--- PROVIDED DATA ---
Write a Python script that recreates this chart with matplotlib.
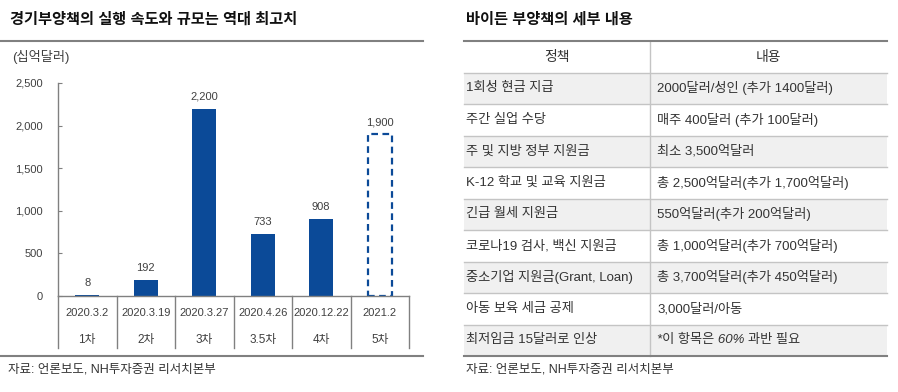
import matplotlib.pyplot as plt
from matplotlib.patches import Rectangle

plt.rcParams['font.family'] = ['Liberation Sans', 'Noto Sans CJK KR']

# left chart data
dates = ["2020.3.2", "2020.3.19", "2020.3.27", "2020.4.26", "2020.12.22", "2021.2"]
rounds = ["1차", "2차", "3차", "3.5차", "4차", "5차"]
amounts = [8, 192, 2200, 733, 908, 1900]
planned = [False, False, False, False, False, True]
yticks = [0, 500, 1000, 1500, 2000, 2500]

# right table data
headers = ["정책", "내용"]
policies = ["1회성 현금 지급", "주간 실업 수당", "주 및 지방 정부 지원금",
            "K-12 학교 및 교육 지원금", "긴급 월세 지원금", "코로나19 검사, 백신 지원금",
            "중소기업 지원금(Grant, Loan)", "아동 보육 세금 공제", "최저임금 15달러로 인상"]
details = ["2000달러/성인 (추가 1400달러)", "매주 400달러 (추가 100달러)", "최소 3,500억달러",
           "총 2,500억달러(추가 1,700억달러)", "550억달러(추가 200억달러)",
           "총 1,000억달러(추가 700억달러)", "총 3,700억달러(추가 450억달러)",
           "3,000달러/아동", "*이 항목은 60% 과반 필요"]

NAVY = '#0b4a98'
TXT = '#333333'
GRAY = '#808080'
W, H = 898, 392

fig = plt.figure(figsize=(8.98, 3.92), dpi=100)
canvas = fig.add_axes([0, 0, 1, 1])
canvas.set_xlim(0, W)
canvas.set_ylim(H, 0)
canvas.axis('off')

# ---- left panel ----
canvas.text(10, 20, "경기부양책의 실행 속도와 규모는 역대 최고치", fontsize=11,
            fontweight='bold', va='center', color='#111111')
canvas.plot([0, 423], [41, 41], color=GRAY, lw=1.5)
canvas.plot([0, 423], [356, 356], color=GRAY, lw=1.5)
canvas.text(12, 57, "(십억달러)", fontsize=9.5, va='center', color='#404040')
canvas.text(8, 369, "자료: 언론보도, NH투자증권 리서치본부", fontsize=9, va='center', color=TXT)

ax = fig.add_axes([58 / W, 1 - 296 / H, (409 - 58) / W, (296 - 83) / H])
for i, (v, p) in enumerate(zip(amounts, planned)):
    if p:
        ax.bar(i, v, width=0.41, facecolor='white', edgecolor=NAVY,
               linestyle=(0, (3, 2)), linewidth=1.6)
    else:
        ax.bar(i, v, width=0.41, color=NAVY)
    ax.annotate(f"{v:,}", (i, v), xytext=(0, 5), textcoords='offset points',
                ha='center', va='bottom', fontsize=8, color='#404040')

ax.set_xlim(-0.5, len(amounts) - 0.5)
ax.set_ylim(0, 2500)
ax.set_yticks(yticks)
ax.set_yticklabels([f"{t:,}" for t in yticks])
ax.set_xticks([])
ax.tick_params(axis='y', direction='in', length=3, color=GRAY, labelsize=8,
               labelcolor='#404040', pad=11)
for s in ['top', 'right']:
    ax.spines[s].set_visible(False)
for s in ['left', 'bottom']:
    ax.spines[s].set_color(GRAY)
    ax.spines[s].set_linewidth(1)

tr = ax.get_xaxis_transform()
for i in range(len(dates)):
    ax.text(i, -0.08, dates[i], transform=tr, ha='center', va='center',
            fontsize=8, color='#404040')
    ax.text(i, -0.207, rounds[i], transform=tr, ha='center', va='center',
            fontsize=8.5, color='#404040')
for b in range(len(dates) + 1):
    ax.plot([b - 0.5, b - 0.5], [0, -0.244], transform=tr, clip_on=False,
            color=GRAY, lw=1)

# ---- right panel ----
x0, xm, x1 = 464, 650, 887
top, bottom = 41, 356
row_h = (bottom - top) / (len(policies) + 1)

canvas.text(466, 20, "바이든 부양책의 세부 내용", fontsize=11, fontweight='bold',
            va='center', color='#111111')

for i in range(len(policies)):
    if i % 2 == 0:
        canvas.add_patch(Rectangle((x0, top + (i + 1) * row_h), x1 - x0, row_h,
                                   facecolor='#f0f0f0', edgecolor='none'))
for k in range(1, len(policies) + 1):
    canvas.plot([x0, x1], [top + k * row_h] * 2, color='#c4c4c4', lw=1)
canvas.plot([xm, xm], [top, bottom], color='#c4c4c4', lw=1)
canvas.plot([x0, x1], [top, top], color=GRAY, lw=1.5)
canvas.plot([x0, x1], [bottom, bottom], color=GRAY, lw=1.5)

canvas.text((x0 + xm) / 2, top + row_h / 2, headers[0], ha='center', va='center',
            fontsize=10, color=TXT)
canvas.text((xm + x1) / 2, top + row_h / 2, headers[1], ha='center', va='center',
            fontsize=10, color=TXT)
for i, (pol, det) in enumerate(zip(policies, details)):
    yc = top + (i + 1.5) * row_h
    canvas.text(466, yc, pol, va='center', fontsize=9.5, color=TXT)
    canvas.text(657, yc, det, va='center', fontsize=9.5, color=TXT,
                style='italic' if det.startswith('*') else 'normal')

canvas.text(466, 369, "자료: 언론보도, NH투자증권 리서치본부", fontsize=9, va='center', color=TXT)

fig.savefig('out.png', dpi=100)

--- WORK INSTRUCTIONS ---
Repeat the lines exactly as they stand, from the opening line of the data through the line with "ha='center', va='bottom', fontsize=8, color='#404040')". Pictures stay out of the copy.

--- ANSWER TO THE TASK ---
Write a Python script that recreates this chart with matplotlib.
import matplotlib.pyplot as plt
from matplotlib.patches import Rectangle

plt.rcParams['font.family'] = ['Liberation Sans', 'Noto Sans CJK KR']

# left chart data
dates = ["2020.3.2", "2020.3.19", "2020.3.27", "2020.4.26", "2020.12.22", "2021.2"]
rounds = ["1차", "2차", "3차", "3.5차", "4차", "5차"]
amounts = [8, 192, 2200, 733, 908, 1900]
planned = [False, False, False, False, False, True]
yticks = [0, 500, 1000, 1500, 2000, 2500]

# right table data
headers = ["정책", "내용"]
policies = ["1회성 현금 지급", "주간 실업 수당", "주 및 지방 정부 지원금",
            "K-12 학교 및 교육 지원금", "긴급 월세 지원금", "코로나19 검사, 백신 지원금",
            "중소기업 지원금(Grant, Loan)", "아동 보육 세금 공제", "최저임금 15달러로 인상"]
details = ["2000달러/성인 (추가 1400달러)", "매주 400달러 (추가 100달러)", "최소 3,500억달러",
           "총 2,500억달러(추가 1,700억달러)", "550억달러(추가 200억달러)",
           "총 1,000억달러(추가 700억달러)", "총 3,700억달러(추가 450억달러)",
           "3,000달러/아동", "*이 항목은 60% 과반 필요"]

NAVY = '#0b4a98'
TXT = '#333333'
GRAY = '#808080'
W, H = 898, 392

fig = plt.figure(figsize=(8.98, 3.92), dpi=100)
canvas = fig.add_axes([0, 0, 1, 1])
canvas.set_xlim(0, W)
canvas.set_ylim(H, 0)
canvas.axis('off')

# ---- left panel ----
canvas.text(10, 20, "경기부양책의 실행 속도와 규모는 역대 최고치", fontsize=11,
            fontweight='bold', va='center', color='#111111')
canvas.plot([0, 423], [41, 41], color=GRAY, lw=1.5)
canvas.plot([0, 423], [356, 356], color=GRAY, lw=1.5)
canvas.text(12, 57, "(십억달러)", fontsize=9.5, va='center', color='#404040')
canvas.text(8, 369, "자료: 언론보도, NH투자증권 리서치본부", fontsize=9, va='center', color=TXT)

ax = fig.add_axes([58 / W, 1 - 296 / H, (409 - 58) / W, (296 - 83) / H])
for i, (v, p) in enumerate(zip(amounts, planned)):
    if p:
        ax.bar(i, v, width=0.41, facecolor='white', edgecolor=NAVY,
               linestyle=(0, (3, 2)), linewidth=1.6)
    else:
        ax.bar(i, v, width=0.41, color=NAVY)
    ax.annotate(f"{v:,}", (i, v), xytext=(0, 5), textcoords='offset points',
                ha='center', va='bottom', fontsize=8, color='#404040')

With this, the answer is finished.